Bazı umut verici işaretlere rağmen, Uluslararası Çalışma Örgütü Genel Direktörü Gilbert Houngbo, “Çocuk işçiliğini ortadan kaldırma hedefimize ulaşmak için önümüzde hala uzun bir yol olduğunu unutmamalıyız” dedi.

Yüzde 61'i tarımda

Şarku’l Avsat’ın AFP'den aktardığına göre UNICEF uzmanı Claudia Caba yaptığı açıklamada, çocuk işçiliğinin mevcut azalma hızıyla ortadan kaldırılmasının “yüzlerce yıl” süreceğini belirtti.
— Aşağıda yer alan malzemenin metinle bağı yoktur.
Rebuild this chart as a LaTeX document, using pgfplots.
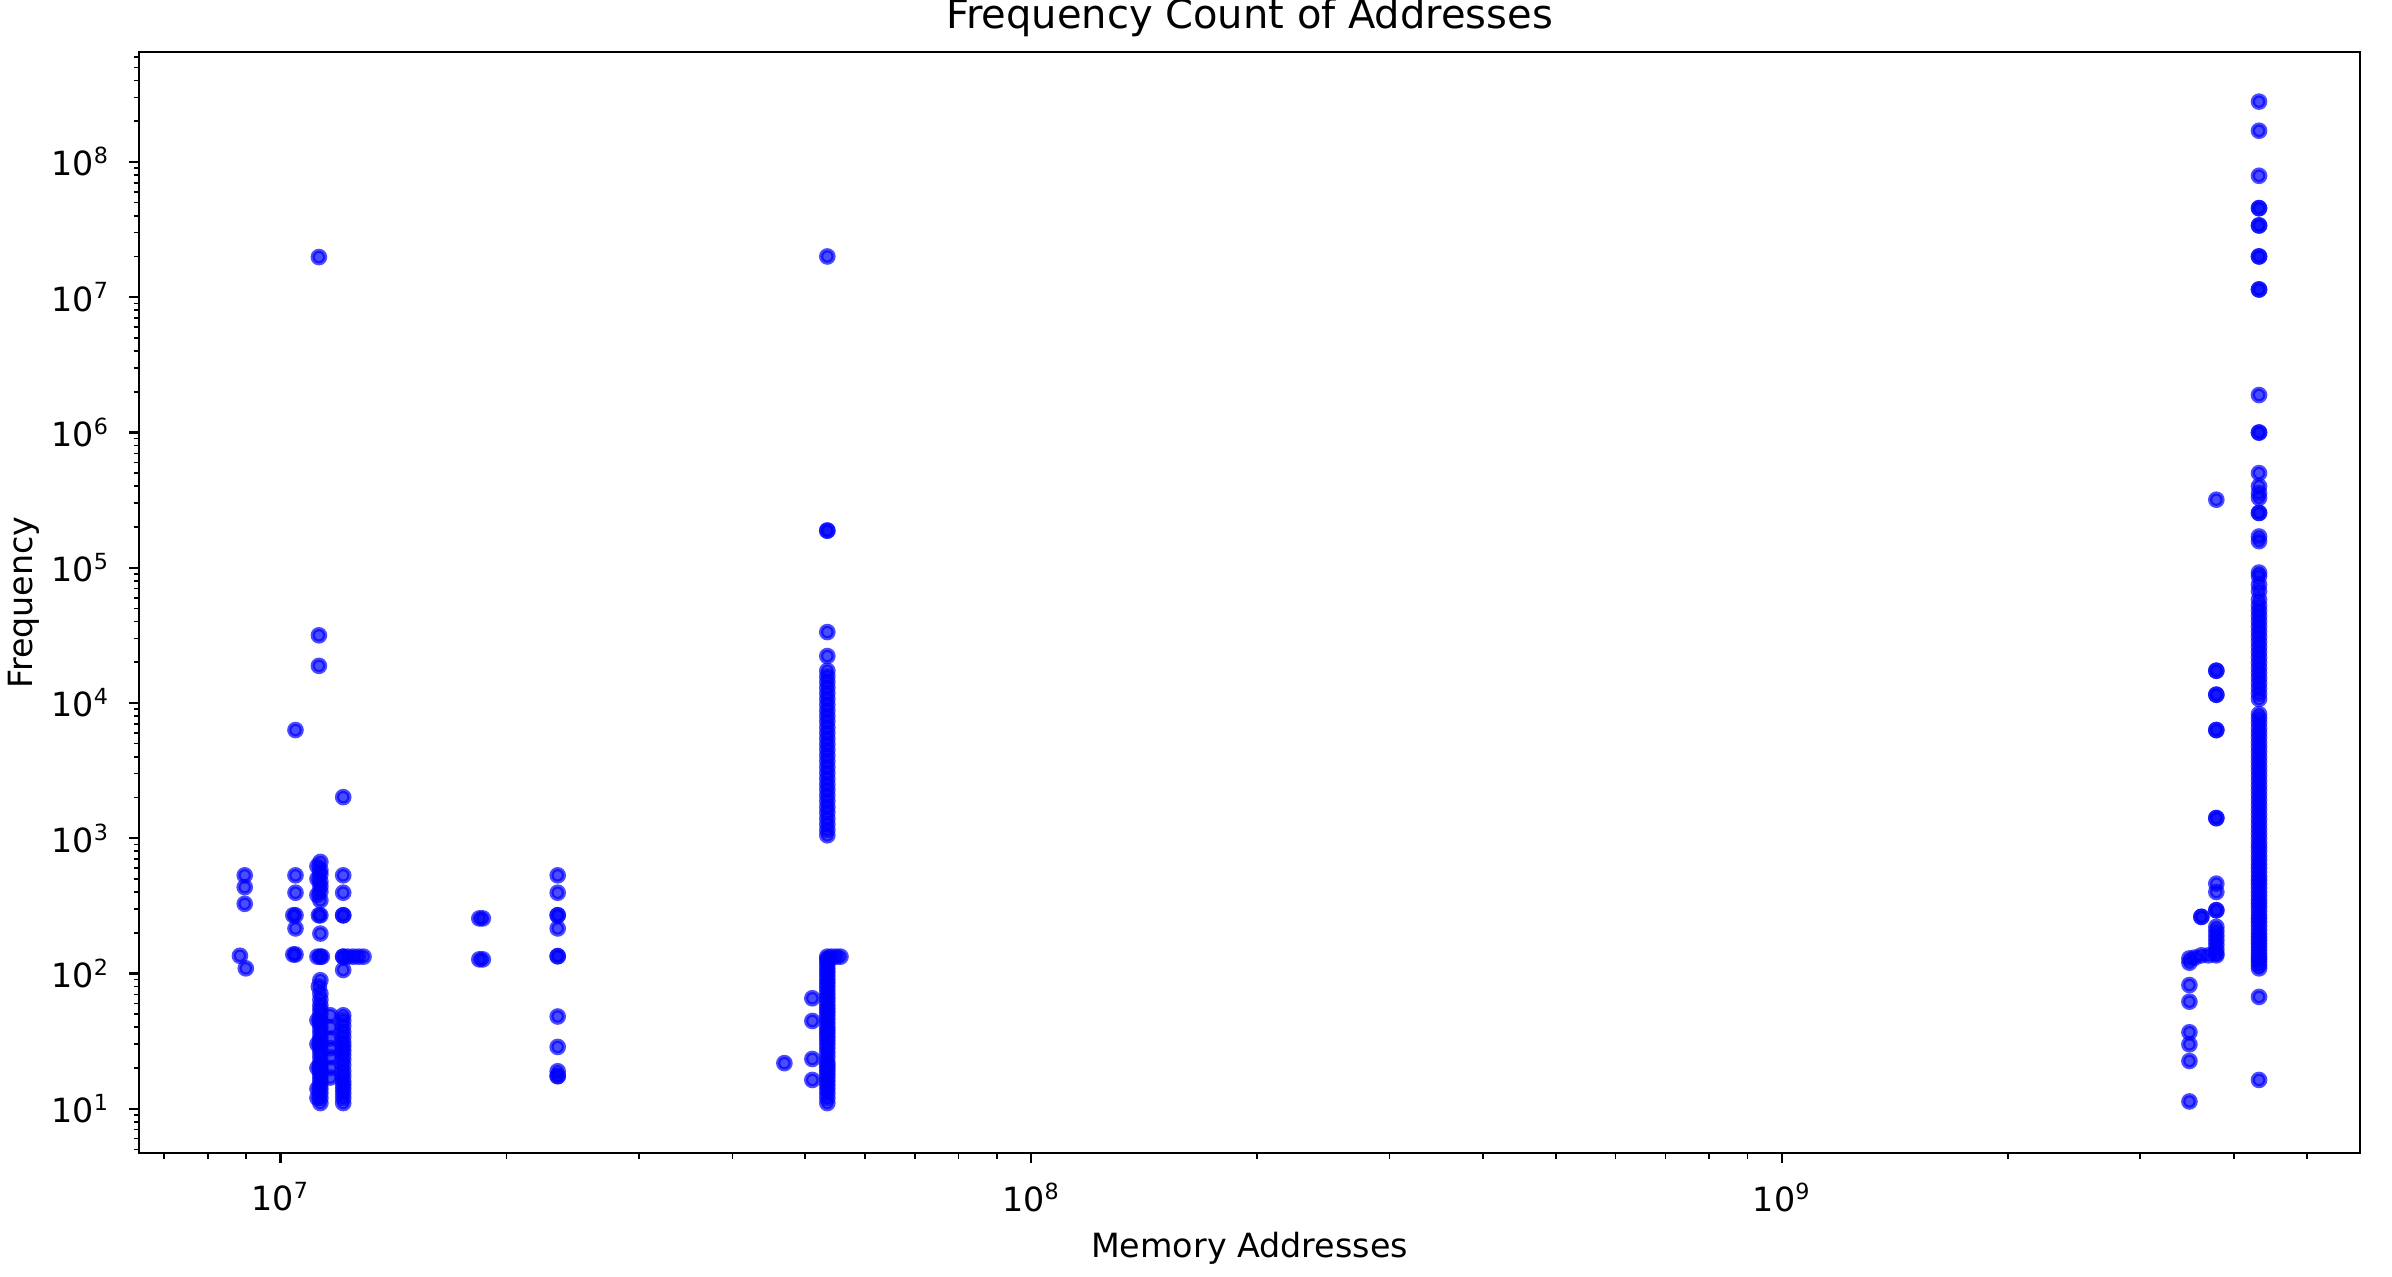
\documentclass[border=0pt]{standalone}
\usepackage{fontspec}
\setmainfont{DejaVu Sans}
\usepackage{pgfplots}
\pgfplotsset{compat=1.18}
\usepackage{pgfplotstable}

\pgfplotstableread{
x y
8.83e6 135
8.99e6 109
8.96e6 531
8.96e6 434
8.96e6 327
1.047e7 6300
1.047e7 531
1.047e7 395
1.047e7 269
1.04e7 269
1.047e7 215
1.047e7 138
1.04e7 138
1.125e7 1.98e7
1.125e7 31600
1.125e7 18800
1.13e7 667
1.12e7 620
1.13e7 580
1.13e7 540
1.12e7 500
1.13e7 477
1.13e7 440
1.13e7 402
1.12e7 380
1.13e7 347
1.13e7 269
1.125e7 269
1.13e7 197
1.13e7 133
1.12e7 133
1.135e7 133
1.13e7 89
1.125e7 80
1.13e7 71
1.13e7 64
1.13e7 58
1.13e7 54
1.13e7 50
1.13e7 46
1.13e7 43
1.13e7 40
1.13e7 37
1.13e7 34
1.13e7 32
1.13e7 30
1.13e7 28
1.13e7 26
1.13e7 24
1.13e7 22
1.13e7 21
1.13e7 20
1.13e7 19
1.13e7 18
1.13e7 17
1.13e7 16
1.13e7 15
1.13e7 14
1.13e7 13
1.13e7 12
1.13e7 11
1.12e7 45
1.12e7 30
1.12e7 20
1.12e7 14
1.12e7 12
1.165e7 49
1.165e7 40
1.165e7 33
1.165e7 28
1.165e7 24
1.165e7 20
1.165e7 17
1.212e7 2010
1.212e7 531
1.212e7 395
1.212e7 269
1.212e7 269
1.212e7 133
1.212e7 133
1.23e7 133
1.25e7 133
1.27e7 133
1.29e7 133
1.212e7 106
1.212e7 49
1.212e7 45
1.212e7 41
1.212e7 37
1.212e7 34
1.212e7 31
1.212e7 29
1.212e7 27
1.212e7 25
1.212e7 23
1.212e7 21
1.212e7 19
1.212e7 17.5
1.212e7 16
1.212e7 15
1.212e7 14
1.212e7 13
1.212e7 12
1.212e7 11
1.84e7 255
1.86e7 255
1.84e7 127
1.86e7 127
2.34e7 531
2.34e7 395
2.34e7 269
2.34e7 269
2.34e7 215
2.34e7 134
2.34e7 134
2.34e7 48
2.34e7 28.6
2.34e7 18.9
2.34e7 17.4
2.34e7 17.4
4.69e7 21.7
5.11e7 65.5
5.11e7 44.5
5.11e7 23.3
5.11e7 16.3
5.35e7 2.0e7
5.35e7 1.88e5
5.35e7 1.88e5
5.35e7 33400
5.35e7 22200
5.35e7 1050
5.35e7 1150
5.35e7 1270
5.35e7 1400
5.35e7 1550
5.35e7 1700
5.35e7 1880
5.35e7 2070
5.35e7 2280
5.35e7 2500
5.35e7 2760
5.35e7 3040
5.35e7 3350
5.35e7 3700
5.35e7 4080
5.35e7 4500
5.35e7 4950
5.35e7 5450
5.35e7 6000
5.35e7 6600
5.35e7 7300
5.35e7 8000
5.35e7 8800
5.35e7 9700
5.35e7 10700
5.35e7 11800
5.35e7 13000
5.35e7 14300
5.35e7 15700
5.35e7 17300
5.35e7 11
5.35e7 12
5.35e7 13
5.35e7 14
5.35e7 15
5.35e7 16
5.35e7 17
5.35e7 18
5.35e7 19
5.35e7 20
5.35e7 21
5.35e7 22
5.35e7 24
5.35e7 26
5.35e7 28
5.35e7 30
5.35e7 32
5.35e7 34
5.35e7 36
5.35e7 38
5.35e7 40
5.35e7 43
5.35e7 46
5.35e7 49
5.35e7 52
5.35e7 55
5.35e7 58
5.35e7 62
5.35e7 66
5.35e7 70
5.35e7 75
5.35e7 80
5.35e7 85
5.35e7 90
5.35e7 96
5.35e7 102
5.35e7 108
5.35e7 115
5.35e7 122
5.35e7 128
5.35e7 133
5.42e7 133
5.5e7 133
5.57e7 133
3.49e9 129
3.49e9 120
3.49e9 82
3.49e9 61.8
3.49e9 36.7
3.49e9 29.9
3.49e9 22.5
3.49e9 11.3
3.55e9 131
3.62e9 262
3.62e9 262
3.62e9 136
3.7e9 136
3.79e9 3.18e5
3.79e9 17300
3.79e9 17300
3.79e9 11500
3.79e9 11500
3.79e9 6300
3.79e9 6300
3.79e9 1407
3.79e9 1407
3.79e9 461
3.79e9 400
3.79e9 293
3.79e9 293
3.79e9 221
3.79e9 205
3.79e9 190
3.79e9 176
3.79e9 163
3.79e9 150
3.79e9 140
3.79e9 136
4.32e9 2.79e8
4.32e9 1.70e8
4.32e9 7.9e7
4.32e9 4.55e7
4.32e9 4.55e7
4.32e9 3.39e7
4.32e9 3.39e7
4.32e9 2.0e7
4.32e9 2.0e7
4.32e9 1.14e7
4.32e9 1.14e7
4.32e9 1.89e6
4.32e9 9.98e5
4.32e9 9.98e5
4.32e9 5.0e5
4.32e9 4.0e5
4.32e9 3.56e5
4.32e9 3.28e5
4.32e9 2.54e5
4.32e9 2.54e5
4.32e9 1.7e5
4.32e9 1.57e5
4.32e9 92000
4.32e9 86500
4.32e9 75000
4.32e9 67000
4.32e9 58000
4.32e9 52300
4.32e9 47900
4.32e9 43900
4.32e9 40200
4.32e9 36800
4.32e9 33700
4.32e9 30900
4.32e9 28300
4.32e9 25900
4.32e9 23700
4.32e9 21700
4.32e9 19900
4.32e9 18200
4.32e9 16700
4.32e9 15300
4.32e9 14000
4.32e9 12800
4.32e9 11700
4.32e9 10700
4.32e9 8260
4.32e9 7700
4.32e9 7100
4.32e9 6500
4.32e9 6000
4.32e9 5550
4.32e9 5100
4.32e9 4700
4.32e9 4350
4.32e9 4000
4.32e9 3700
4.32e9 3400
4.32e9 3140
4.32e9 2890
4.32e9 2660
4.32e9 2450
4.32e9 2260
4.32e9 2080
4.32e9 1920
4.32e9 1770
4.32e9 1630
4.32e9 1500
4.32e9 1380
4.32e9 1270
4.32e9 1170
4.32e9 1080
4.32e9 1000
4.32e9 920
4.32e9 860
4.32e9 800
4.32e9 740
4.32e9 690
4.32e9 640
4.32e9 600
4.32e9 560
4.32e9 520
4.32e9 490
4.32e9 460
4.32e9 430
4.32e9 400
4.32e9 375
4.32e9 350
4.32e9 330
4.32e9 310
4.32e9 290
4.32e9 270
4.32e9 255
4.32e9 240
4.32e9 225
4.32e9 210
4.32e9 197
4.32e9 186
4.32e9 176
4.32e9 166
4.32e9 157
4.32e9 148
4.32e9 140
4.32e9 133
4.32e9 128
4.32e9 122
4.32e9 115
4.32e9 109
4.32e9 67
4.32e9 16.3
}\datatable

\begin{document}
\begin{tikzpicture}
\path[use as bounding box] (-50.04pt,-44.64pt) rectangle (811.08pt,415.08pt);
\begin{axis}[
  at={(0pt,0pt)}, anchor=south west,
  scale only axis, width=799.56pt, height=396.36pt,
  xmode=log, ymode=log,
  xmin=6.48e6, xmax=5.89e9,
  ymin=4.7, ymax=6.5e8,
  axis line style={line width=0.8pt},
  tick align=outside,
  xtick pos=left, ytick pos=left,
  major tick length=3.5pt, minor tick length=2pt,
  every major tick/.style={line width=0.8pt, black},
  every minor tick/.style={line width=0.6pt, black},
  xtick={1e7,1e8,1e9},
  xticklabels={10\textsuperscript{7},10\textsuperscript{8},10\textsuperscript{9}},
  minor xtick={7e6,8e6,9e6,2e7,3e7,4e7,5e7,6e7,7e7,8e7,9e7,2e8,3e8,4e8,5e8,6e8,7e8,8e8,9e8,2e9,3e9,4e9,5e9},
  ytick={1e1,1e2,1e3,1e4,1e5,1e6,1e7,1e8},
  yticklabels={10\textsuperscript{1},10\textsuperscript{2},10\textsuperscript{3},10\textsuperscript{4},10\textsuperscript{5},10\textsuperscript{6},10\textsuperscript{7},10\textsuperscript{8}},
  minor ytick={5,6,7,8,9,20,30,40,50,60,70,80,90,200,300,400,500,600,700,800,900,2e3,3e3,4e3,5e3,6e3,7e3,8e3,9e3,2e4,3e4,4e4,5e4,6e4,7e4,8e4,9e4,2e5,3e5,4e5,5e5,6e5,7e5,8e5,9e5,2e6,3e6,4e6,5e6,6e6,7e6,8e6,9e6,2e7,3e7,4e7,5e7,6e7,7e7,8e7,9e7,2e8,3e8,4e8,5e8,6e8},
  xticklabel style={anchor=north, inner sep=0pt, yshift=-7pt, font=\fontsize{12}{14}\selectfont},
  yticklabel style={anchor=east, inner sep=0pt, xshift=-7pt, font=\fontsize{12}{14}\selectfont},
  every axis title/.style={at={(axis description cs:0.5,1)}, anchor=base, yshift=8.3pt, inner sep=0pt, font=\fontsize{14.4}{17}\selectfont},
  title={Frequency Count of Addresses},
  xlabel={Memory Addresses},
  every axis x label/.style={at={(axis description cs:0.5,-0.0863)}, anchor=center, inner sep=0pt, font=\fontsize{12}{14}\selectfont},
  ylabel={Frequency},
  every axis y label/.style={at={(axis description cs:-0.0518,0.5)}, anchor=center, rotate=90, inner sep=0pt, font=\fontsize{12}{14}\selectfont},
]
\addplot[only marks, mark=*, mark size=2.236pt,
  mark options={draw=blue, fill=blue, draw opacity=0.7, fill opacity=0.7, line width=1.5pt}]
  table[x=x, y=y] {\datatable};
\end{axis}
\end{tikzpicture}
\end{document}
Caba, ülkelerin 2000 yılından bu yana kaydedilen ilerlemeyi dört katına çıkarsa bile, “2060 yılına kadar” hedefe ulaşılamayacağını ifade etti.

Raporda, en küçük yaş grubundaki çocuklarda ilerlemenin çok yavaş olduğu sonucuna varıldı. Geçen yıl, 5 ila 11 yaşları arasındaki yaklaşık 80 milyon çocuk çalışıyordu; bu, bu yaş grubundaki çocukların yaklaşık %8,2'sine tekabül ediyor.

Bununla birlikte, Caba, çocuk işçiliğini azaltan toplumsal faktörlerin iyi bilindiğini ve bunların başında ücretsiz ve zorunlu eğitimin geldiğini, bunların sadece çocukları çocuk işçiliğinden kurtarmakla kalmayıp, “büyüdüklerinde tehlikeli veya uygun olmayan çalışma koşullarından da koruduğunu” söylüyor.

Başka bir faktör ise “sosyal korumanın yaygınlaştırılması”nın, yoksul aileler ve topluluklar için bir telafi veya yük hafifletme aracı olmasıdır.

Ancak UNICEF Genel Müdürü Catherine Russell, uluslararası örgütlere sağlanan fon kesintilerinin "zorlukla elde edilen kazanımları geriye götürme tehlikesi taşıdığını" söyledi.

Raporda, tarım sektörünün çocuk işçiliğinin en yaygın olduğu sektör olduğu (toplam vakaların %61'i), bunu ev işleri ve diğer hizmetler (%27) ve sanayi (yüzde 13, madencilik ve imalat dahil) izlediği belirtilmekte.

“Sahra Altı Afrika” bölgesi, yaklaşık 87 milyon çocuk işçiyle en çok etkilenen bölge olmaya devam etmektedir.

Asya ve Pasifik bölgesi ise en büyük ilerlemeyi kaydederek, çalışan çocukların sayısı 2000 yılında 49 milyondan 2024 yılında 28 milyona düşmüştür.